A significant peace summit is underway in Switzerland, bringing together representatives from over 100 countries and organizations to discuss a path toward resolving the ongoing conflict between Ukraine and Russia. Notably absent from the gathering are delegations from Moscow and Beijing, highlighting the complexities and challenges ahead.

The summit, held at a resort near Lucerne, features Ukrainian President Volodymyr Zelensky, who is seeking international support for his comprehensive 10-point peace plan first introduced in late 2022. "Everything that will be agreed upon at the summit today will be a part of the peace-making process that we all need," Zelensky stated during a news conference with Swiss President Viola Amherd. "I believe that we will witness history being made here."

Among the attendees are several senior Western officials, including U.S. Vice President Kamala Harris, who is expected to announce an aid package exceeding $1.5 billion to aid in rebuilding Ukraine's infrastructure and addressing humanitarian needs. European leaders from France, Germany, and the UK, as well as Japanese Prime Minister Fumio Kishida, are also present, emphasizing the broad international support for Ukraine.

China's absence stems from its position that any meaningful peace negotiations must include both Russia and Ukraine. Beijing has also floated its own peace proposals in recent months, emphasizing the need for an inclusive international dialogue.

Zelensky's peace plan demands a cessation of hostilities, the restoration of Ukraine's territorial integrity, the withdrawal of Russian troops, and the reestablishment of Ukraine's pre-war borders. It also calls for the creation of a special tribunal to prosecute Russian war crimes. "Ukraine never wanted this war, it's a criminal and absolutely unprovoked aggression of Russia. And the only one who wanted it was Putin," Zelensky emphasized.

However, Russia has shown little interest in these terms. On the eve of the summit, Russian President Vladimir Putin reiterated the Kremlin's demands, which include the withdrawal of Ukrainian troops from four regions that Russia claims to have annexed-Donetsk, Luhansk, Kherson, and Zaporizhzhia-and the abandonment of Ukraine's NATO ambitions.

Putin's recent assertion that nearly 700,000 Russian soldiers are currently deployed in Ukraine underscores the ongoing intensity of the conflict. Zelensky responded by rejecting any notion of ceding territory, likening Putin's demands to those of historical aggressors. "The messages are the same as Hitler's," Zelensky said in an interview. He accused Putin of using the peace summit as a distraction while continuing aggressive military actions.
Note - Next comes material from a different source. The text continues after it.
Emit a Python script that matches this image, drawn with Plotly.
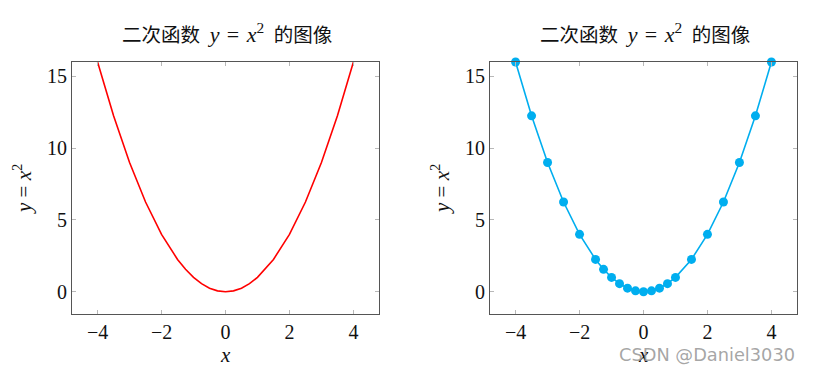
import plotly.graph_objects as go

x_vals = [-4, -3.5, -3, -2.5, -2, -1.5, -1.25, -1, -0.75, -0.5, -0.25, 0,
          0.25, 0.5, 0.75, 1, 1.5, 2, 2.5, 3, 3.5, 4]
y_vals = [16, 12.25, 9, 6.25, 4, 2.25, 1.5625, 1, 0.5625, 0.25, 0.0625, 0,
          0.0625, 0.25, 0.5625, 1, 2.25, 4, 6.25, 9, 12.25, 16]
x_ticks = [-4, -2, 0, 2, 4]
x_tick_text = ["\u22124", "\u22122", "0", "2", "4"]
y_ticks = [0, 5, 10, 15]
title_text = ("二次函数\u2002<span style='font-size:22px'><i>y</i>\u2004=\u2004"
              "<i>x</i><sup>2</sup></span>\u2002的图像")
ylabel_text = "<i>y</i> = <i>x</i><sup>2</sup>"
xlabel_text = "<i>x</i>"

W, H = 813, 372
serif = "Liberation Serif"
cjk = "Liberation Serif, Noto Sans CJK SC"

fig = go.Figure()
fig.add_trace(go.Scatter(x=x_vals, y=y_vals, mode="lines",
                         line=dict(color="#ff0000", width=1.6),
                         xaxis="x", yaxis="y", showlegend=False))
fig.add_trace(go.Scatter(x=x_vals, y=y_vals, mode="lines+markers",
                         line=dict(color="#00aeef", width=1.6),
                         marker=dict(color="#00aeef", size=9),
                         cliponaxis=False,
                         xaxis="x2", yaxis="y2", showlegend=False))

def px_x(p):
    return p / W

def px_y(p):
    return 1 - p / H

xd1 = [px_x(72), px_x(379)]
xd2 = [px_x(490), px_x(797)]
yd = [px_y(314), px_y(62)]

common_x = dict(range=[-4.8, 4.8], tickvals=x_ticks, ticktext=x_tick_text,
                ticks="inside", ticklen=4, tickcolor="#b8b8b8",
                showline=True, linecolor="#555", linewidth=1, mirror="allticks",
                showgrid=False, zeroline=False, automargin=False,
                tickfont=dict(family=serif, size=20, color="#111"))
common_y = dict(range=[-1.55, 16], tickvals=y_ticks,
                ticks="inside", ticklen=4, tickcolor="#b8b8b8",
                showline=True, linecolor="#555", linewidth=1, mirror="allticks",
                showgrid=False, zeroline=False, automargin=False,
                tickfont=dict(family=serif, size=20, color="#111"))

fig.update_layout(
    width=W, height=H,
    margin=dict(l=0, r=0, t=0, b=0, autoexpand=False),
    plot_bgcolor="white", paper_bgcolor="white",
    xaxis=dict(domain=xd1, anchor="y", **common_x),
    yaxis=dict(domain=yd, anchor="x", **common_y),
    xaxis2=dict(domain=xd2, anchor="y2", **common_x),
    yaxis2=dict(domain=yd, anchor="x2", **common_y),
)

annotations = []
for cx in [(72 + 379) / 2, (490 + 797) / 2]:
    annotations.append(dict(text=title_text, x=px_x(cx + 1), y=px_y(33),
                            xref="paper", yref="paper", showarrow=False,
                            xanchor="center", yanchor="middle",
                            font=dict(family=cjk, size=19.5, color="#111")))
for cx in [(72 + 379) / 2, (490 + 797) / 2]:
    annotations.append(dict(text=xlabel_text, x=px_x(cx), y=px_y(355),
                            xref="paper", yref="paper", showarrow=False,
                            xanchor="center", yanchor="middle",
                            font=dict(family=serif, size=21, color="#111")))
for lx in [22, 440]:
    annotations.append(dict(text=ylabel_text, x=px_x(lx), y=px_y(189),
                            xref="paper", yref="paper", showarrow=False,
                            xanchor="center", yanchor="middle", textangle=-90,
                            font=dict(family=serif, size=21, color="#111")))
annotations.append(dict(text="CSDN @Daniel3030", x=px_x(797), y=px_y(354),
                        xref="paper", yref="paper", showarrow=False,
                        xanchor="right", yanchor="middle",
                        font=dict(family="DejaVu Sans", size=17.8,
                                  color="rgba(150,150,150,0.85)")))
fig.update_layout(annotations=annotations)

fig.write_html("out.html", config={"displayModeBar": False},
               post_script="document.body.style.margin='0';document.body.style.padding='0';")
The Swiss-hosted conference aims to address critical issues such as nuclear safety, humanitarian assistance, the exchange of prisoners of war, and global food security, which has been disrupted by the conflict. While these topics are less contentious than territorial disputes, they are crucial for building a foundation for peace.

Critics argue that the summit's impact will be limited without Russia's participation. The International Crisis Group, an organization dedicated to conflict resolution, noted, "Absent a major surprise on the Bürgenstock, the event is unlikely to deliver much of consequence." However, the conference still provides an opportunity for Ukraine and its allies to emphasize Russia's violations of international law and to rally global support for Ukraine's sovereignty.

Swiss officials hope that Russia will eventually join the peace process. The wording of any outcome document and plans for future actions will be closely scrutinized to gauge the summit's success and the next steps in the peace process. "Most likely, the three items under review will be endorsed by the participants. But then the big question is 'OK, what comes next?'" said Alexander Gabuev, director of the Carnegie Russia Eurasia Center. "And I don't think we have a very clear answer to that question yet."

As world leaders deliberate in Switzerland, the conflict continues to rage. Russian shelling killed at least three civilians and wounded 15 others in Ukraine on Friday, while attacks in Russia's Belgorod region resulted in further casualties. These ongoing hostilities underscore the urgent need for a durable and comprehensive peace agreement, a goal that remains elusive but ever critical.